We need to concentrate more of our efforts on catchment security. Photo by: Peter Chadwick

This week (20-27 March) marks South Africa’s National Water Week 2011, and the theme for this year is, “Water for cities: addressing the urban water challenge.”

“Many South Africans, especially those living in urban areas do not have a full understanding of where the water that flows from their taps really comes from, and the key role clean catchments play in providing it,” says Botha.

“Cape Town has run out of water many times in the last century. Each time an expensive “supply side” solution was found to buy us more time, but always at a cost. Now, with augmentation (further water supply) options rapidly diminishing, we’re finding that the biggest cost of dams is the complacency that they leave us with as ratepayers.”

“At some point, we need to realise that we cannot only continue building more dams and other water infrastructure, but that it is imperative to invest in the natural resources that we already have. We need to concentrate more of our efforts on catchment security,” says Botha.

According to Botha, catchment security is about the sound ecological management of our water generating infrastructure – not the dams, works and pipes that bring the liquid to our houses – but the catchments, wetlands and rivers that bring it to our dams and farms reasonably clean.

“We invest substantially in the concrete, steel and pumping systems, but hardly anything in our ecological infrastructure – the ratio has to be at least in the order of ten thousand to one,” says Botha.

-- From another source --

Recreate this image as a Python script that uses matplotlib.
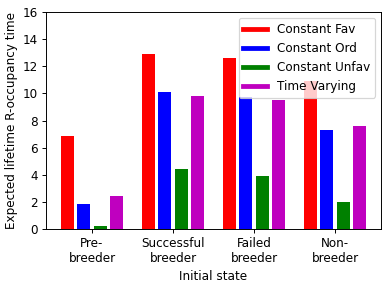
import numpy as np
import matplotlib
matplotlib.use('Agg')
import matplotlib.pyplot as plt
from matplotlib.lines import Line2D

states = ['Pre-\nbreeder', 'Successful\nbreeder', 'Failed\nbreeder', 'Non-\nbreeder']
series = ['Constant Fav', 'Constant Ord', 'Constant Unfav', 'Time Varying']
colors = ['r', 'b', 'g', 'm']

const_fav = [6.85, 12.9, 12.6, 10.9]
const_ord = [1.85, 10.1, 9.7, 7.3]
const_unfav = [0.22, 4.4, 3.9, 2.0]
time_varying = [2.45, 9.8, 9.5, 7.6]

values = [const_fav, const_ord, const_unfav, time_varying]

DPI = 86.4
fig = plt.figure(figsize=(391/DPI, 288/DPI), dpi=DPI)
ax = fig.add_axes([46/391, 59/288, 335/391, 217/288])

x = np.arange(len(states))
offsets = [-0.3, -0.1, 0.1, 0.3]
for vals, off, c in zip(values, offsets, colors):
    ax.bar(x + off, vals, width=0.16, color=c)

ax.set_ylim(0, 16)
ax.set_yticks(np.arange(0, 17, 2))
ax.set_xticks(x)
ax.set_xticklabels(states)
ax.set_xlabel('Initial state')
ax.set_ylabel('Expected lifetime R-occupancy time')

handles = [Line2D([0], [0], color=c, lw=4) for c in colors]
ax.legend(handles, series, loc='upper right')

fig.savefig('out.png', dpi=DPI)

WWF recognises the need for man-made water infrastructure; however it believes that without healthy freshwater ecosystems this infrastructure may be rendered useless. To illustrate, it appears that the much-touted desalination plants built in haste at great expense in the southern Cape in 2009/10 are hamstrung by ecological water constraints. As many as two of the four have already been shut down due to insufficient water availability. At the same time, the mountain catchments in the Garden Route are being over-run by invasive plants, and clearing efforts are not even holding them at current infestations. If the costs of the desalination plants (estimated to be around R35 million) had been routed into securing the ecological integrity of the catchments, the people of Plettenberg Bay may have not experienced water shortages last summer.

WWF, through the WWF Sanlam Living Waters Partnership works to conserve and ensure the healthy functioning of South Africa’s important freshwater ecosystems through various interventions and thus contribute towards the country’s water security. The organisation works with the government, the private sector, academia and other partners to achieve this goal.